_What needs to be done:_ Only the lines from the start of the data to the line containing "-0.07, -0.08, -0.07, -0.06, -0.10, -0.06, -0.06, -0.06, -0.06]", both included, should be output, exactly and without pictures.

***** Dataset content *****

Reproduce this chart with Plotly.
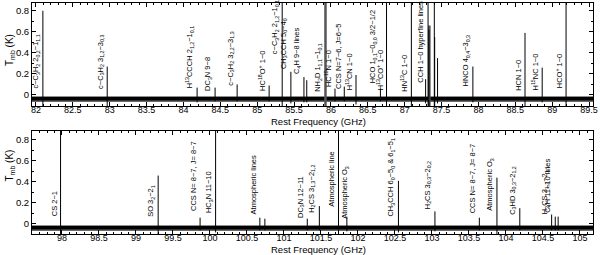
import plotly.graph_objects as go

# ---------------- data ----------------
top_range = [81.946, 89.554]
bot_range = [97.595, 105.176]
top_yrange = [-0.105, 0.874]
bot_yrange = [-0.095, 0.883]

baseline = -0.032
noise_core = 0.02
noise_halo = 0.034

# spectral lines: rest frequency (GHz), peak (K), dip below baseline (K)
top_freq = [82.0935, 82.966, 84.185, 84.429, 84.728, 85.162, 85.339, 85.457, 85.634, 85.672,
            86.055, 86.181, 86.340, 86.671, 86.754, 87.091, 87.284, 87.317, 87.329, 87.402,
            87.407, 87.446, 87.925, 88.632, 88.865, 89.1885]
top_peak = [0.80, 0.27, 0.07, 0.07, 0.10, 0.09, 1.20, 0.22, 0.17, 0.14,
            0.06, 0.08, 0.19, 0.06, 1.20, 1.20, 0.15, 1.20, 0.62, 1.20,
            0.55, 0.35, 0.27, 0.59, 0.26, 1.20]
top_dip = [-0.11, -0.11, -0.07, -0.06, -0.06, -0.06, -0.11, -0.08, -0.07, -0.07,
           -0.06, -0.06, -0.09, -0.06, -0.11, -0.11, -0.08, -0.11, -0.11, -0.11,
           -0.11, -0.08, -0.07, -0.11, -0.07, -0.11]

top_gray_freq = [85.926, 87.335]
top_gray_peak = [1.20, 0.66]
top_gray_dip = [-0.11, -0.11]

bot_freq = [97.981, 99.300, 99.8665, 100.076, 100.674, 100.742, 101.315, 101.478, 101.737,
            101.850, 102.547, 103.040, 103.640, 103.878, 104.187, 104.617, 104.666, 104.705]
bot_peak = [1.20, 0.46, 0.06, 1.20, 0.06, 0.05, 0.05, 0.17, 1.20,
            0.07, 0.41, 0.12, 0.06, 0.44, 0.15, 0.09, 0.07, 0.07]
bot_dip = [-0.10, -0.10, -0.06, -0.08, -0.06, -0.06, -0.06, -0.06, -0.10,
           -0.07, -0.08, -0.07, -0.06, -0.10, -0.06, -0.06, -0.06, -0.06]

# line labels: text, labelled frequency, label start height (K)
top_labels = [
    "c−C<sub>3</sub>H<sub>2</sub> 2<sub>0,2</sub>−1<sub>1,1</sub>",
    "c−C<sub>3</sub>H<sub>2</sub> 3<sub>1,2</sub>−3<sub>0,3</sub>",
    "H<sup>13</sup>CCCH 2<sub>1,2</sub>−1<sub>0,1</sub>",
    "DC<sub>3</sub>N 9−8",
    "c−C<sub>3</sub>H<sub>2</sub> 3<sub>2,2</sub>−3<sub>1,3</sub>",
    "HC<sup>18</sup>O<sup>+</sup> 1−0",
    "c−C<sub>3</sub>H<sub>2</sub> 2<sub>1,2</sub>−1<sub>0,1</sub>",
    "CH<sub>3</sub>CCH 5<sub>0</sub>−4<sub>0</sub>",
    "C<sub>4</sub>H 9−8 lines",
    "NH<sub>2</sub>D 1<sub>1,1</sub>−1<sub>0,1</sub>",
    "HC<sup>15</sup>N 1−0",
    "CCS N=7−6, J=6−5",
    "H<sup>13</sup>CN 1−0",
    "HCO 1<sub>0,1</sub>−0<sub>0,0</sub> 3/2−1/2",
    "H<sup>13</sup>CO<sup>+</sup> 1−0",
    "HN<sup>13</sup>C 1−0",
    "CCH 1−0 hyperfine lines",
    "HNCO 4<sub>0,4</sub>−3<sub>0,3</sub>",
    "HCN 1−0",
    "H<sup>15</sup>NC 1−0",
    "HCO<sup>+</sup> 1−0",
]
top_label_freq = [82.0935, 82.966, 84.185, 84.429, 84.728, 85.162, 85.339, 85.457, 85.634, 85.926,
                  86.055, 86.181, 86.340, 86.671, 86.754, 87.091, 87.300, 87.925, 88.632, 88.865,
                  89.1885]
top_label_base = [0.05, 0.05, 0.05, 0.03, 0.08, 0.03, 0.38, 0.24, 0.19, 0.02,
                  0.07, 0.05, 0.03, 0.10, 0.03, 0.02, 0.11, 0.07, 0.03, 0.03,
                  0.05]

bot_labels = [
    "CS 2−1",
    "SO 3<sub>2</sub>−2<sub>1</sub>",
    "CCS N= 8−7, J= 8−7",
    "HC<sub>3</sub>N 11−10",
    "Atmospheric lines",
    "DC<sub>3</sub>N 12−11",
    "H<sub>2</sub>CS 3<sub>1,3</sub>−2<sub>1,2</sub>",
    "Atmospheric line",
    "Atmospheric O<sub>3</sub>",
    "CH<sub>3</sub>CCH 6<sub>0</sub>−5<sub>0</sub> & 6<sub>1</sub>−5<sub>1</sub>",
    "H<sub>2</sub>CS 3<sub>0,3</sub>−2<sub>0,2</sub>",
    "CCS N= 8−7, J= 8−7",
    "Atmospheric O<sub>3</sub>",
    "C<sub>3</sub>HD 3<sub>0,3</sub>−2<sub>1,2</sub>",
    "H<sub>2</sub>CS 3<sub>1,2</sub>−2<sub>1,1</sub>",
    "C<sub>4</sub>H 11−10 lines",
]
bot_label_freq = [97.981, 99.300, 99.8665, 100.076, 100.674, 101.315, 101.478, 101.737, 101.737,
                  102.547, 103.040, 103.640, 103.878, 104.187, 104.617, 104.666]
bot_label_base = [0.06, 0.06, 0.11, 0.09, 0.08, 0.05, 0.10, 0.15, 0.04,
                  0.06, 0.13, 0.09, 0.12, 0.08, 0.08, 0.10]
# which labels sit on the right-hand side of their line
bot_label_right = [False, False, False, False, False, False, False, False, True,
                   False, False, False, False, False, False, False]

FONT = "Liberation Sans, Arial, sans-serif"


def segments(freqs, lows, highs):
    xs, ys = [], []
    for f, lo, hi in zip(freqs, lows, highs):
        xs += [f, f, None]
        ys += [lo, hi, None]
    return xs, ys


fig = go.Figure()


def add_panel(xr, xa, ya, freqs, peaks, dips, gfreq=None, gpeak=None, gdip=None):
    # noise halo and core
    for half, col in ((noise_halo, "#6a6a6a"), (noise_core, "#000000")):
        fig.add_trace(go.Scatter(
            x=[xr[0], xr[1], xr[1], xr[0], xr[0]],
            y=[baseline - half, baseline - half, baseline + half * 0.6, baseline + half * 0.6, baseline - half],
            fill="toself", fillcolor=col, line=dict(width=0), mode="lines",
            xaxis=xa, yaxis=ya, hoverinfo="skip", showlegend=False))
    if gfreq:
        gx, gy = segments(gfreq, gdip, gpeak)
        fig.add_trace(go.Scatter(x=gx, y=gy, mode="lines", line=dict(color="#555555", width=2.5),
                                 xaxis=xa, yaxis=ya, hoverinfo="skip", showlegend=False))
    sx, sy = segments(freqs, dips, peaks)
    fig.add_trace(go.Scatter(x=sx, y=sy, mode="lines", line=dict(color="#000000", width=1),
                             xaxis=xa, yaxis=ya, hoverinfo="skip", showlegend=False))


add_panel(top_range, "x", "y", top_freq, top_peak, top_dip, top_gray_freq, top_gray_peak, top_gray_dip)
add_panel(bot_range, "x2", "y2", bot_freq, bot_peak, bot_dip)

annotations = []
for txt, f, b in zip(top_labels, top_label_freq, top_label_base):
    annotations.append(dict(x=f, y=b, xref="x", yref="y", text=txt, textangle=-90,
                            showarrow=False, xanchor="right", yanchor="bottom", xshift=-1,
                            borderpad=0, font=dict(family=FONT, size=7.5, color="black")))
for txt, f, b, right in zip(bot_labels, bot_label_freq, bot_label_base, bot_label_right):
    annotations.append(dict(x=f, y=b, xref="x2", yref="y2", text=txt, textangle=-90,
                            showarrow=False, xanchor="left" if right else "right", yanchor="bottom",
                            xshift=1 if right else -1,
                            borderpad=0, font=dict(family=FONT, size=7.5, color="black")))

# axis titles
for ypos in (0.797, 0.297):
    annotations.append(dict(x=-0.039, y=ypos, xref="paper", yref="paper", text="T<sub>mb</sub> (K)",
                            textangle=-90, showarrow=False, xanchor="center", yanchor="middle",
                            font=dict(family=FONT, size=10, color="black")))
for ypos in (0.487, -0.066):
    annotations.append(dict(x=0.51, y=ypos, xref="paper", yref="paper", text="Rest Frequency (GHz)",
                            showarrow=False, xanchor="center", yanchor="middle",
                            font=dict(family=FONT, size=9.5, color="black")))

xcommon = dict(showline=True, linecolor="black", linewidth=1, mirror="ticks", ticks="inside",
               ticklen=4, tickcolor="black", dtick=0.5, showgrid=False, zeroline=False,
               ticklabelstandoff=-5,
               tickfont=dict(family=FONT, size=9, color="black"),
               minor=dict(ticks="inside", ticklen=2, dtick=0.1, tickcolor="black", showgrid=False))
ycommon = dict(showline=True, linecolor="black", linewidth=1, mirror="ticks", ticks="inside",
               ticklen=4, tickcolor="black", tickvals=[0, 0.2, 0.4, 0.6, 0.8],
               ticktext=["0", "0.2", "0.4", "0.6", "0.8"], showgrid=False, zeroline=False,
               tickfont=dict(family=FONT, size=9.5, color="black"),
               minor=dict(ticks="inside", ticklen=2, tickvals=[-0.1, 0.1, 0.3, 0.5, 0.7],
                          tickcolor="black", showgrid=False))

fig.update_layout(
    width=600, height=255,
    margin=dict(l=32, r=7, t=3, b=21),
    paper_bgcolor="white", plot_bgcolor="white",
    showlegend=False,
    xaxis=dict(domain=[0, 1], range=top_range, anchor="y", **xcommon),
    yaxis=dict(domain=[0.554, 1], range=top_yrange, anchor="x", **ycommon),
    xaxis2=dict(domain=[0, 1], range=bot_range, anchor="y2", **xcommon),
    yaxis2=dict(domain=[0, 0.446], range=bot_yrange, anchor="x2", **ycommon),
    annotations=annotations,
)

fig.write_html("out.html", config={"displayModeBar": False},
               post_script="document.body.style.margin='0px';document.body.style.overflow='hidden';")
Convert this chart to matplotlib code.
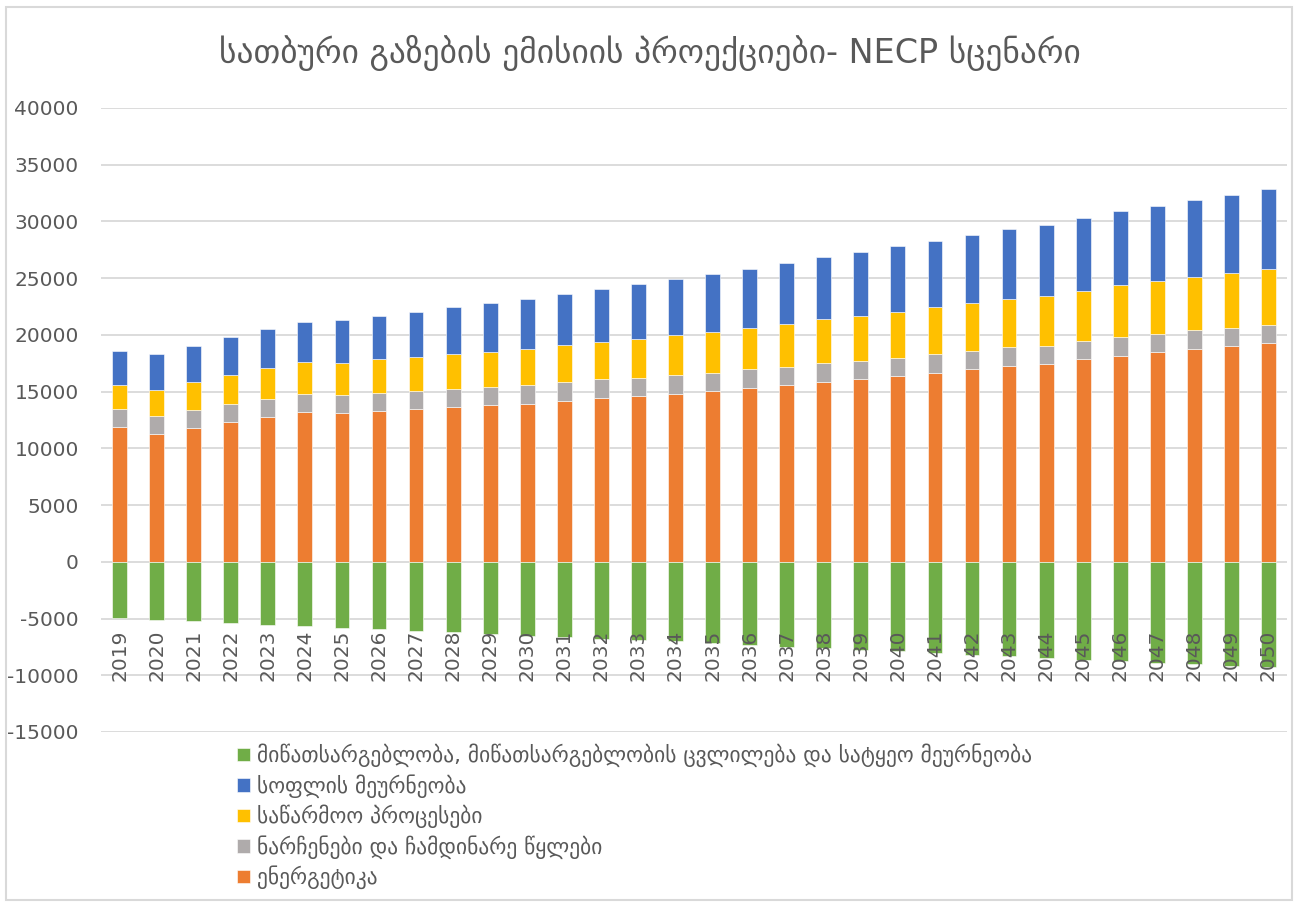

*****

_Correct answer:_
Reproduce this chart with Plotly.
import plotly.graph_objects as go

# ---------------- data ----------------
top_range = [81.946, 89.554]
bot_range = [97.595, 105.176]
top_yrange = [-0.105, 0.874]
bot_yrange = [-0.095, 0.883]

baseline = -0.032
noise_core = 0.02
noise_halo = 0.034

# spectral lines: rest frequency (GHz), peak (K), dip below baseline (K)
top_freq = [82.0935, 82.966, 84.185, 84.429, 84.728, 85.162, 85.339, 85.457, 85.634, 85.672,
            86.055, 86.181, 86.340, 86.671, 86.754, 87.091, 87.284, 87.317, 87.329, 87.402,
            87.407, 87.446, 87.925, 88.632, 88.865, 89.1885]
top_peak = [0.80, 0.27, 0.07, 0.07, 0.10, 0.09, 1.20, 0.22, 0.17, 0.14,
            0.06, 0.08, 0.19, 0.06, 1.20, 1.20, 0.15, 1.20, 0.62, 1.20,
            0.55, 0.35, 0.27, 0.59, 0.26, 1.20]
top_dip = [-0.11, -0.11, -0.07, -0.06, -0.06, -0.06, -0.11, -0.08, -0.07, -0.07,
           -0.06, -0.06, -0.09, -0.06, -0.11, -0.11, -0.08, -0.11, -0.11, -0.11,
           -0.11, -0.08, -0.07, -0.11, -0.07, -0.11]

top_gray_freq = [85.926, 87.335]
top_gray_peak = [1.20, 0.66]
top_gray_dip = [-0.11, -0.11]

bot_freq = [97.981, 99.300, 99.8665, 100.076, 100.674, 100.742, 101.315, 101.478, 101.737,
            101.850, 102.547, 103.040, 103.640, 103.878, 104.187, 104.617, 104.666, 104.705]
bot_peak = [1.20, 0.46, 0.06, 1.20, 0.06, 0.05, 0.05, 0.17, 1.20,
            0.07, 0.41, 0.12, 0.06, 0.44, 0.15, 0.09, 0.07, 0.07]
bot_dip = [-0.10, -0.10, -0.06, -0.08, -0.06, -0.06, -0.06, -0.06, -0.10,
           -0.07, -0.08, -0.07, -0.06, -0.10, -0.06, -0.06, -0.06, -0.06]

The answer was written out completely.